* Clive Capital up 5 percent for this year; Merchant up 12 percent
* Revival comes after 2 dismal years
By Barani Krishnan
NEW YORK, April 30 (Reuters) - Clive Capital and Merchant Commodity Fund, two commodity hedge funds that lost money over the last two years, are on an upswing after their bearish bets on prices benefited from this month’s market tumble.
London-based Clive, which manages about $1.4 billion invested largely in energy and metals markets, was up by an estimated 5.2 percent year to date on April 19, performance data obtained by Reuters showed.
Dismayed investors pulled out of Clive last year, when the fund run by former Moore Capital trader Chris Levett lost nearly 10 percent for the second year in a row. Its capital dropped by nearly half in 2012.
Merchant gained an estimated 12 percent for 2013 through April 19, the data showed. The broad-based commodities fund was founded in Singapore by former Cargill trader Mike Coleman and is now run out of London by his partner, Doug King.
Merchant once managed more than $2.5 billion, but now has slightly more than $200 million as many investors redeemed after it lost about 30 percent in 2012 and 8 percent in 2011.
The turnaround at Clive and Merchant comes after commodity markets plunged in mid-April due to investors’ worries about stagnating China growth, euro zone debt trouble and uncertainty about further U.S. economic stimulus.
The two outperformed at least half a dozen London-based commodity hedge funds - including Brevan Howard Commodities Strategies, Krom River and Higgs Capital - that got caught on the wrong side of a market hit by volatility.
Brent crude oil fell below $100 a barrel for the first time in nine months after the mid-April selloff. Gold suffered its biggest loss in dollar terms, and copper sank to an 18-month low.
“It pays to be bearish on commodities during the worst of market collapses, and Clive and Merchant seem to have taken the most opportunity of a market that swung their way,” said a hedge fund industry source who is familiar with the two funds.
April’s roller coaster ride in gold, which took bullion prices down $225 over two days before the market made back half of the decline the next 10 days, has also stung noncommodities-focused hedge fund managers who invest in gold more as a financial asset.
Billionaire John Paulson’s best-known fund, the Paulson & Co Advantage, was down 2.4 percent for the month through mid-April, largely because of bullish bets on gold.
Data from the U.S. Commodity Futures Trading Commission for the week ended on April 16 showed hedge funds were betting on price gains in gold even as the market posted a record loss in dollar terms over two sessions that week.
For this month alone, Clive gained nearly 8 percent through April 19, the data obtained by Reuters showed. The fund benefited from short positions, or bets on price declines, in gold, metals and oil, industry sources said.

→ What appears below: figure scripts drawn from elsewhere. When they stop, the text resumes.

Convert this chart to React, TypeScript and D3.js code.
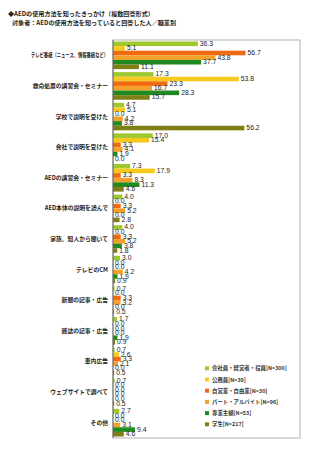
import React from "react";
import * as d3 from "d3";

const categories = [
  "テレビ番組（ニュース、情報番組など）",
  "救命処置の講習会・セミナー",
  "学校で説明を受けた",
  "会社で説明を受けた",
  "AEDの講習会・セミナー",
  "AED本体の説明を読んで",
  "家族、知人から聞いて",
  "テレビのCM",
  "新聞の記事・広告",
  "雑誌の記事・広告",
  "車内広告",
  "ウェブサイトで調べて",
  "その他",
];

const seriesNames = [
  "会社員・経営者・役員[N=300]",
  "公務員[N=39]",
  "自営業・自由業[N=30]",
  "パート・アルバイト[N=96]",
  "専業主婦[N=53]",
  "学生[N=217]",
];

const seriesColors = ["#9dc82e", "#f7c81e", "#f26a10", "#f5a02a", "#1f8a1f", "#7f7f16"];

const kaishain = [36.3, 17.3, 4.7, 17.0, 7.3, 4.0, 4.0, 3.0, 0.7, 1.7, 0.7, 0.7, 2.7];
const koumuin = [5.1, 53.8, 5.1, 15.4, 17.9, 0.0, 0.0, 0.0, 0.0, 0.0, 2.6, 0.0, 0.0];
const jieigyou = [56.7, 23.3, 0.0, 3.3, 3.3, 3.3, 3.3, 0.0, 3.3, 0.0, 3.3, 0.0, 0.0];
const part = [43.8, 16.7, 4.2, 4.1, 8.3, 5.2, 5.2, 4.2, 3.2, 0.0, 2.1, 0.0, 3.1];
const shufu = [37.7, 28.3, 3.8, 1.9, 11.3, 0.0, 3.8, 1.9, 0.0, 1.9, 0.0, 0.0, 9.4];
const gakusei = [11.1, 15.7, 56.2, 0.0, 4.6, 2.8, 1.8, 0.9, 0.5, 0.9, 0.5, 0.5, 4.6];

const seriesValues = [kaishain, koumuin, jieigyou, part, shufu, gakusei];

const titleLines = [
  "◆AEDの使用方法を知ったきっかけ（複数回答形式）",
  "対象者：AEDの使用方法を知っていると回答した人／職業別",
];

export default function App() {
  const W = 313;
  const H = 450;
  const left = 113;
  const right = 300;
  const top = 40;
  const bottom = 438;

  const x = d3.scaleLinear().domain([0, 80]).range([left, right]);
  const y = d3.scaleBand<string>().domain(categories).range([top, bottom]).padding(0);
  const step = y.bandwidth();
  const inner = d3
    .scaleBand<number>()
    .domain(d3.range(seriesNames.length))
    .range([1.5, step - 1.5])
    .padding(0);
  const bh = inner.bandwidth();

  const font = "'Noto Sans CJK JP', 'Noto Sans', sans-serif";
  const numFont = "'Liberation Sans', Arial, sans-serif";

  return (
    <svg width={W} height={H} style={{ position: "absolute", left: 0, top: 0, background: "#fff" }}>
      <rect x={0} y={0} width={W} height={H} fill="#fff" />
      {titleLines.map((t, i) => (
        <text
          key={i}
          x={i === 0 ? 8 : 12}
          y={15.5 + i * 9.3}
          fontSize={6.1}
          fontWeight="bold"
          fontFamily={font}
          fill="#222"
        >
          {t}
        </text>
      ))}

      <rect x={left} y={top} width={right - left} height={bottom - top} fill="none" stroke="#b4b4b4" strokeWidth={1} />

      {categories.map((c, ci) => (
        <g key={c}>
          {seriesValues.map((vals, si) => {
            const v = vals[ci];
            const yy = (y(c) as number) + (inner(si) as number);
            return (
              <rect key={si} x={x(0)} y={yy} width={Math.max(0, x(v) - x(0))} height={bh} fill={seriesColors[si]} />
            );
          })}
        </g>
      ))}

      <line x1={left} x2={left} y1={top} y2={bottom} stroke="#666" strokeWidth={1} />

      {categories.map((c, ci) => (
        <g key={"l" + c}>
          {seriesValues.map((vals, si) => {
            const v = vals[ci];
            const yy = (y(c) as number) + (inner(si) as number) + bh / 2;
            return (
              <text
                key={si}
                x={x(v) + 2}
                y={yy + 2}
                fontSize={6.8}
                fontFamily={numFont}
                fill="#222"
              >
                {v.toFixed(1)}
              </text>
            );
          })}
          <text
            x={108}
            y={(y(c) as number) + step / 2 + 2}
            textAnchor="end"
            fontSize={5.8}
            fontWeight="bold"
            fontFamily={font}
            fill="#222"
            {...(ci === 0 ? { textLength: 77, lengthAdjust: "spacingAndGlyphs" } : {})}
          >
            {c}
          </text>
        </g>
      ))}

      {seriesNames.map((s, i) => (
        <g key={s} transform={`translate(205, ${368.3 + i * 11.2})`}>
          <rect x={0} y={-2} width={4} height={4} fill={seriesColors[i]} />
          <text x={7} y={2} fontSize={5.4} fontFamily={font} fontWeight="bold" fill="#333">
            {s}
          </text>
        </g>
      ))}
    </svg>
  );
}
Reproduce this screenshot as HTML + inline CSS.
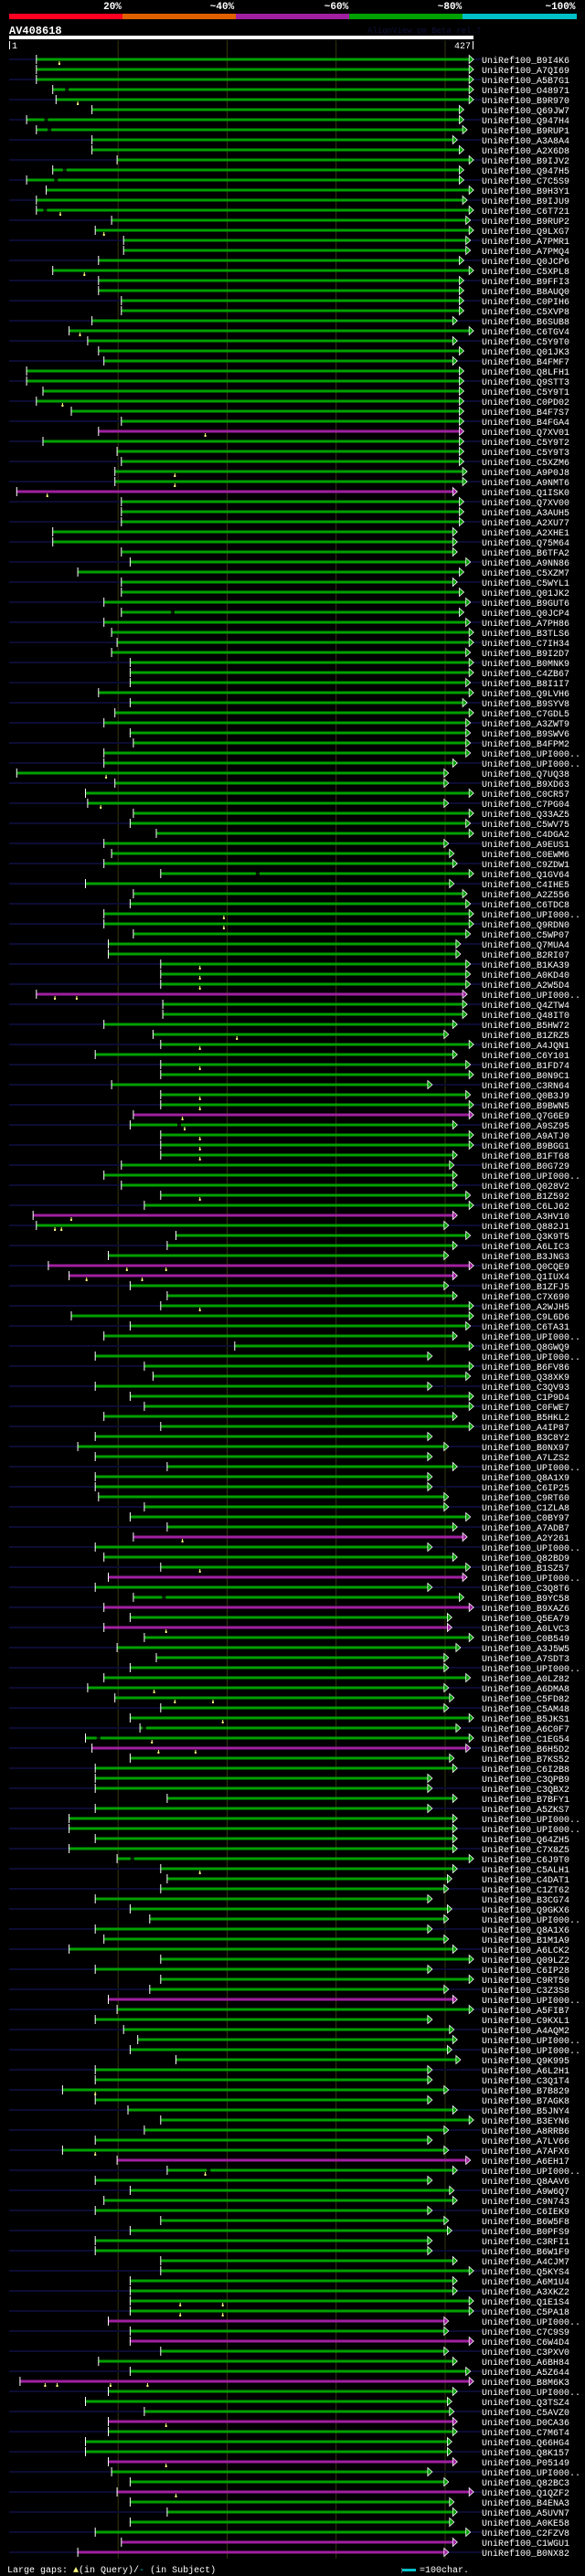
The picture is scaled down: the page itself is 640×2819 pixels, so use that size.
<!DOCTYPE html>
<html><head><meta charset="utf-8"><style>
html,body{margin:0;padding:0;background:#000;}
svg{display:block;}
text{font-family:"Liberation Mono",monospace;}
</style></head><body>
<svg id="chart" width="640" height="2819" viewBox="0 0 640 2819" xmlns="http://www.w3.org/2000/svg">
<rect x="0" y="0" width="640" height="2819" fill="#000"/>
<g>
<text x="123" y="10" fill="#fff" font-size="11" font-weight="bold" text-anchor="middle">20%</text>
<text x="243" y="10" fill="#fff" font-size="11" font-weight="bold" text-anchor="middle">~40%</text>
<text x="368" y="10" fill="#fff" font-size="11" font-weight="bold" text-anchor="middle">~60%</text>
<text x="492" y="10" fill="#fff" font-size="11" font-weight="bold" text-anchor="middle">~80%</text>
<text x="613" y="10" fill="#fff" font-size="11" font-weight="bold" text-anchor="middle">~100%</text>
<rect x="10" y="15" width="124" height="6" fill="#ff0022"/>
<rect x="134" y="15" width="124" height="6" fill="#e06000"/>
<rect x="258" y="15" width="124" height="6" fill="#a020a0"/>
<rect x="382" y="15" width="124" height="6" fill="#00a000"/>
<rect x="506" y="15" width="125" height="6" fill="#00c0c8"/>
</g>
<text x="10" y="37" fill="#fff" font-size="12" font-weight="bold">AV408618</text>
<text x="402" y="36" fill="#10103a" font-size="9">AlignView.pm Beta rel.7</text>
<rect x="10" y="39" width="508" height="4" fill="#fff"/>
<rect x="10" y="45" width="1" height="9" fill="#fff"/>
<text x="13" y="53" fill="#fff" font-size="10">1</text>
<rect x="517" y="45" width="1" height="9" fill="#fff"/>
<text x="515" y="53" fill="#fff" font-size="10" text-anchor="end">427</text>
<g id="grid"></g>
<g id="rows"></g>
<g>
<text x="8" y="2815" fill="#fff" font-size="10">Large gaps: <tspan fill="#ffff80">▲</tspan>(in Query)/<tspan fill="#00c0c8">-</tspan> (in Subject)</text>
<rect x="439" y="2810" width="1" height="6" fill="#555"/>
<rect x="440" y="2811" width="15" height="3" fill="#00c0c8"/>
<text x="459" y="2815" fill="#fff" font-size="10">=100char.</text>
</g>
</svg>
<script>
const names = ["B9I4K6","A7QI69","A5B7G1","O48971","B9R970","Q69JW7","Q947H4","B9RUP1","A3A8A4","A2X6D8","B9IJV2","Q947H5","C7C5S9","B9H3Y1","B9IJU9","C6T721","B9RUP2","Q9LXG7","A7PMR1","A7PMQ4","Q0JCP6","C5XPL8","B9FFI3","B8AUQ0","C0PIH6","C5XVP8","B6SUB8",
"C6TGV4","C5Y9T0","Q01JK3","B4FMF7","Q8LFH1","Q9STT3","C5Y9T1","C0PD02","B4F7S7","B4FGA4","Q7XV01","C5Y9T2","C5Y9T3","C5XZM6","A9P0J8","A9NMT6","Q1ISK0","Q7XV00","A3AUH5","A2XU77","A2XHE1","Q75M64","B6TFA2","A9NN86","C5XZM7","C5WYL1","Q01JK2",
"B9GUT6","Q0JCP4","A7PH86","B3TLS6","C7IH34","B9I2D7","B0MNK9","C4ZB67","B8I1I7","Q9LVH6","B9SYV8","C7GDL5","A3ZWT9","B9SWV6","B4FPM2","UPI000..","UPI000..","Q7UQ38","B9XD63","C0CR57","C7PG04","Q33AZ5","C5WV75","C4DGA2","A9EUS1","C0EWM6","C9ZDW1",
"Q1GV64","C4IHE5","A2Z556","C6TDC8","UPI000..","Q9RDN0","C5WP07","Q7MUA4","B2RI07","B1KA39","A0KD40","A2W5D4","UPI000..","Q4ZTW4","Q48IT0","B5HW72","B1ZRZ5","A4JQN1","C6Y101","B1FD74","B0N9C1","C3RN64","Q0B3J9","B9BWN5","Q7G6E9","A9SZ95","A9ATJ0",
"B9BGG1","B1FT68","B0G729","UPI000..","Q028V2","B1Z592","C6LJ62","A3HV10","Q882J1","Q3K9T5","A6LIC3","B3JNG3","Q0CQE9","Q1IUX4","B1ZFJ5","C7X690","A2WJH5","C9L6D6","C6TA31","UPI000..","Q8GWQ9","UPI000..","B6FV86","Q38XK9","C3QV93","C1P9D4","C0FWE7",
"B5HKL2","A4IP87","B3C8Y2","B0NX97","A7LZS2","UPI000..","Q8A1X9","C6IP25","C9RT60","C1ZLA8","C0BY97","A7ADB7","A2Y261","UPI000..","Q82BD9","B1SZ57","UPI000..","C3Q8T6","B9YC58","B9XAZ6","Q5EA79","A0LVC3","C0B549","A3J5W5","A7SDT3","UPI000..","A0LZ82",
"A6DMA8","C5FD82","C5AM48","B5JKS1","A6C0F7","C1EG54","B6H5D2","B7KS52","C6I2B8","C3QPB9","C3QBX2","B7BFY1","A5ZKS7","UPI000..","UPI000..","Q64ZH5","C7X8Z5","C6J9T0","C5ALH1","C4DAT1","C1ZT62","B3CG74","Q9GKX6","UPI000..","Q8A1X6","B1M1A9","A6LCK2",
"Q09LZ2","C6IP28","C9RT50","C3Z3S8","UPI000..","A5FIB7","C9KXL1","A4AQM2","UPI000..","UPI000..","Q9K995","A6L2H1","C3Q1T4","B7B829","B7AGK8","B5JNY4","B3EYN6","A8RRB6","A7LV66","A7AFX6","A6EH17","UPI000..","Q8AAV6","A9W6Q7","C9N743","C6IEK9","B6W5F8",
"B0PFS9","C3RFI1","B6W1F9","A4CJM7","Q5KYS4","A6M1U4","A3XKZ2","Q1E1S4","C5PA18","UPI000..","C7C9S9","C6W4D4","C3PXV0","A6BH84","A5Z644","B8M6K3","UPI000..","Q3TSZ4","C5AVZ0","D0CA36","C7M6T4","Q66HG4","Q8K157","P05149","UPI000..","Q82BC3","Q1QZF2",
"B4ENA3","A5UVN7","A0KE58","C2FZV8","C1WGU1","B0NX82"];
const starts = [26,26,26,41,44,77,17,26,77,77,100,41,17,35,26,26,95,80,106,106,83,41,83,83,104,104,77,
56,73,83,88,17,17,32,26,58,104,83,32,100,104,98,98,8,104,104,104,41,41,104,112,64,104,104,
88,104,88,95,100,95,112,112,112,83,112,98,88,112,115,88,88,8,98,71,73,115,112,136,88,95,88,
140,71,115,112,88,88,115,92,92,140,140,140,26,142,142,88,133,140,80,140,140,95,140,140,115,112,140,
140,140,104,88,104,140,125,23,26,154,146,92,37,56,112,146,140,58,112,88,208,80,125,133,80,112,125,
88,140,80,64,80,146,80,80,83,125,112,146,115,80,88,140,92,80,115,88,112,88,125,100,136,112,88,
73,98,140,112,121,71,77,112,80,80,80,146,80,56,56,80,56,100,140,146,140,80,112,130,80,88,56,
140,80,140,130,92,100,80,106,119,112,154,80,80,50,80,110,140,125,80,50,100,146,80,112,88,80,140,
112,80,80,140,140,112,112,112,112,92,112,112,140,83,112,11,92,71,125,92,92,71,71,92,95,112,100,
112,146,112,80,104,64];
const ends = [423,423,423,423,423,414,414,417,408,414,423,414,414,423,417,423,420,423,420,420,414,423,414,414,414,414,408,
423,408,414,408,414,414,414,414,414,414,414,414,414,414,417,417,408,414,414,414,408,408,408,420,414,408,414,
420,414,420,423,423,420,423,423,420,423,417,423,420,420,420,420,408,400,400,423,400,423,420,423,400,405,408,
423,405,417,420,423,423,420,411,411,420,420,420,417,417,417,408,400,423,408,420,423,385,420,423,423,408,423,
423,408,405,408,408,420,423,408,400,420,408,400,423,408,400,408,423,423,420,408,423,385,423,420,385,423,423,
408,423,385,400,385,408,385,385,400,400,420,408,417,385,408,420,417,385,414,423,403,403,423,411,400,400,420,
400,405,400,423,411,423,420,405,408,385,385,408,385,408,408,408,408,423,408,403,400,385,403,400,385,400,408,
423,385,423,400,408,423,385,405,408,403,411,385,385,400,385,408,423,400,385,400,420,408,385,405,408,385,400,
403,385,385,408,423,408,408,423,423,400,400,423,400,408,420,423,408,403,405,408,408,403,403,408,385,400,423,
405,408,405,420,408,400];
const purpleRows = [38,44,94,106,116,121,122,148,152,155,157,169,194,210,226,228,232,236,240,243,248,249];
const queryGaps = {1:[47],5:[64],16:[48],18:[88],22:[70],28:[66],35:[50],38:[181],42:[153],43:[153],44:[36],72:[90],75:[85],86:[198],87:[198],91:[176],92:[176],93:[176],94:[43,63],98:[210],99:[176],101:[176],104:[176],105:[176],106:[160],107:[162],108:[176],109:[176],110:[176],114:[176],116:[58],117:[43,49],121:[109,145],122:[72,123],125:[176],148:[160],151:[176],157:[145],163:[134],164:[153,188],166:[197],168:[132],169:[138,172],181:[176],203:[80],209:[80],211:[181],224:[158,197],225:[158,197],232:[34,45,94,128],236:[145],240:[145],243:[154]};
const subjectGaps = {4:[54],7:[35],8:[38],12:[52],13:[44],16:[34],56:[151],82:[229],107:[157],154:[143],167:[125],168:[83],180:[114],211:[184]};
const gridTicks = [100,200,300,400];

const NS = "http://www.w3.org/2000/svg";
const QLEN = 427, X0 = 10, X1 = 518;
function xScale(r){ return X0 + (r-1)*(X1-X0)/(QLEN-1); }
function yRow(i){ return 65 + 11*i; }
function mk(tag, attrs, parent){ const e=document.createElementNS(NS,tag); for(const k in attrs) e.setAttribute(k,attrs[k]); parent.appendChild(e); return e; }

const grid = document.getElementById('grid');
gridTicks.forEach(t=>{
  const l = mk('rect',{x:(xScale(t+1)-0.5).toFixed(1),y:44,width:1,height:2756,fill:'#35350c'},grid);
  
  
});

const rowsG = document.getElementById('rows');
names.forEach((nm,i)=>{
  const n=i+1, y=yRow(i);
  const g = mk('g',{},rowsG);
  
  
  if(n%2===1){
    const s = mk('rect',{x:10,y:y-1,width:517,height:2,fill:'#0c0c34'},g);
    
    
  }
  const col = purpleRows.includes(n) ? '#a020a0' : '#00a000';
  const xs = xScale(starts[i]), xe = xScale(ends[i]);
  const bar = mk('rect',{x:xs.toFixed(1),y:y-1.5,width:(xe-xs).toFixed(1),height:3,fill:col},g);
  
  
  (subjectGaps[n]||[]).forEach(r=>{
    const gx=xScale(r);
    const sg = mk('rect',{x:(gx-2).toFixed(1),y:y-1.5,width:4,height:3,fill:'#000'},g);
    
    
    mk('rect',{x:(gx-2).toFixed(1),y:y-0.5,width:4,height:1,fill:'#005000'},g);
  });
  const tick = mk('rect',{x:(xs-0.5).toFixed(1),y:y-5,width:1,height:10,fill:'#fff'},g);
  
  
  const arrow = mk('polygon',{points:`${xe.toFixed(1)},${y-4.5} ${(xe+5).toFixed(1)},${y} ${xe.toFixed(1)},${y+4.5}`,fill:col,stroke:'#fff','stroke-width':0.8},g);
  
  
  (queryGaps[n]||[]).forEach(r=>{
    const gx=xScale(r);
    const q = mk('g',{},g);
    
    
    mk('rect',{x:(gx-0.5).toFixed(1),y:y+2,width:1,height:2,fill:'#ffff80'},q);
    mk('rect',{x:(gx-1).toFixed(1),y:y+4,width:2,height:2,fill:'#ffff80'},q);
  });
  const t = mk('text',{x:527,y:y+4,fill:'#fff','font-size':10},g);
  t.textContent = 'UniRef100_'+nm;
  
  
});
</script>
</body></html>
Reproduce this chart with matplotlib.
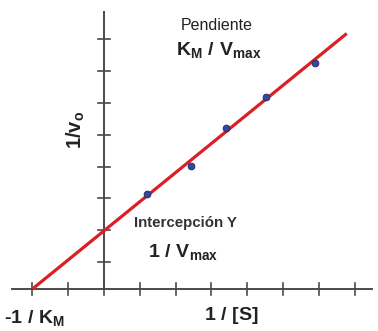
import matplotlib
matplotlib.use("Agg")
from matplotlib import pyplot as plt

plt.rcParams["font.family"] = ["Liberation Sans", "DejaVu Sans"]
plt.rcParams["mathtext.fontset"] = "custom"
plt.rcParams["mathtext.rm"] = "Liberation Sans:bold"
plt.rcParams["mathtext.it"] = "Liberation Sans:bold"
plt.rcParams["mathtext.bf"] = "Liberation Sans:bold"

# datos (unidades de las marcas)
inv_s = [1.20, 2.42, 3.41, 4.52, 5.89]
inv_v = [2.98, 3.88, 5.05, 6.04, 7.11]
x_ticks = [-2, -1, 1, 2, 3, 4, 5, 6, 7]
y_ticks = [0.85, 1.85, 2.85, 3.85, 4.85, 5.85, 6.85, 7.85]
x_cut = -2.0        # -1/Km
y_cut = 1.83        # 1/Vmax
x_end = 6.78

slope = y_cut / (0 - x_cut)

fig = plt.figure(figsize=(3.78, 3.31), dpi=100)
ax = fig.add_axes([0, 0, 1, 1])
ax.set_xlim(-2.905, 7.654)
ax.set_ylim(-1.321, 9.088)
ax.axis("off")

axis_col = "#4a4a4a"
# ejes
ax.plot([-2.57, 7.49], [0, 0], color=axis_col, lw=1.4, zorder=1)
ax.plot([0, 0], [0, 8.71], color=axis_col, lw=1.4, zorder=1)

# marcas
tx, ty = 0.17, 0.15
for t in x_ticks + [0]:
    ax.plot([t, t], [-ty * 1.2, ty * 1.2], color=axis_col, lw=1.2, zorder=1)
for t in y_ticks:
    ax.plot([-tx, tx], [t, t], color=axis_col, lw=1.2, zorder=1)

# recta de ajuste
ax.plot([x_cut, x_end], [0, slope * (x_end - x_cut)], color="#dc1f26", lw=2.3,
        solid_capstyle="butt", zorder=2)
ax.scatter(inv_s, inv_v, s=24, color="#34489a", edgecolors="#1c2a66",
           linewidths=0.6, zorder=3)

# textos
txt = "#222222"
ax.text(3.16, 8.3, "Pendiente", fontsize=11.5, ha="center", va="center", color=txt)
ax.text(3.2, 7.5, r"$\mathrm{K_M\ /\ V_{max}}$", fontsize=14, ha="center",
        va="center", color=txt)
ax.text(2.29, 2.07, "Intercepción Y", fontsize=10.8, fontweight="bold", ha="center",
        va="center", color="#333333")
ax.text(2.22, 1.15, r"$\mathrm{1\ /\ V_{max}}$", fontsize=14, ha="center",
        va="center", color=txt)
ax.text(-0.8, 5.0, r"$\mathrm{1/v_o}$", fontsize=14.5, rotation=90, ha="center",
        va="center", color=txt)
ax.text(-1.95, -0.92, r"-$\mathrm{1\ /\ K_M}$", fontsize=14, fontweight="bold",
        ha="center", va="center", color=txt)
ax.text(3.55, -0.82, r"$\mathrm{1\ /\ [S]}$", fontsize=14, ha="center",
        va="center", color=txt)

fig.savefig("out.png", dpi=100, facecolor="white")
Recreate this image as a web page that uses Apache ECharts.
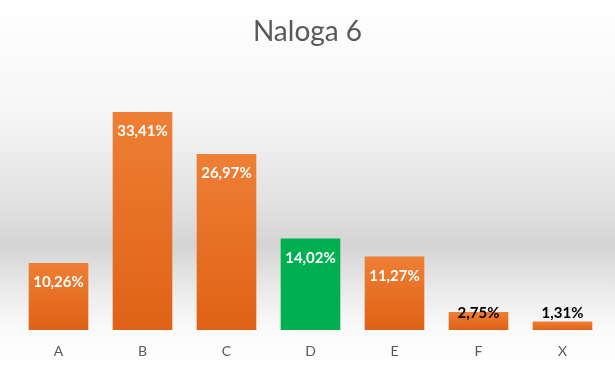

Clive declined to comment.
Merchant rose nearly 7 percent in the first 19 days of April. Sources familiar with the firm said Merchant profited by shorting petroleum and betting on the direction and relative value in industrial commodities such as rubber, coal, iron ore and cotton. Relative value is a strategy that seeks to exploit price discrepancies between different commodities, their delivery dates and locations.
Merchant Managing Director Coleman declined to comment.
Brevan Howard Commodities, which manages about $900 million, was down 2.3 percent year to date as of April 19. The fund, run by Stephane Nicolas, is part of billionaire Alan Howard’s $39 billion Brevan Howard Asset Management, Europe’s second-largest hedge fund group. A spokesman for the group declined to comment on the fund’s April performance.
Krom River, which oversees about $600 million in assets and is managed by Christopher Brodie, was down 1.9 percent year to date as of April 19. Officials were not available for comment.
Higgs Capital, which has about $350 million under management and is run by Jean Bourlot and Neal Shear, confirmed data obtained by Reuters showing a more than 2 percent drop in the same period.
The $1 billion Armajaro Commodities Fund, managed by John Tilney, was among the few gainers for April, rising 0.6 percent for the month and about 4 percent for the year through April 19. It did not respond to a Reuters email seeking comment.
The average commodity fund was down 0.8 percent for the first three months of 2013, according to a Newedge index that monitors commodity trading funds. April estimates are not available yet.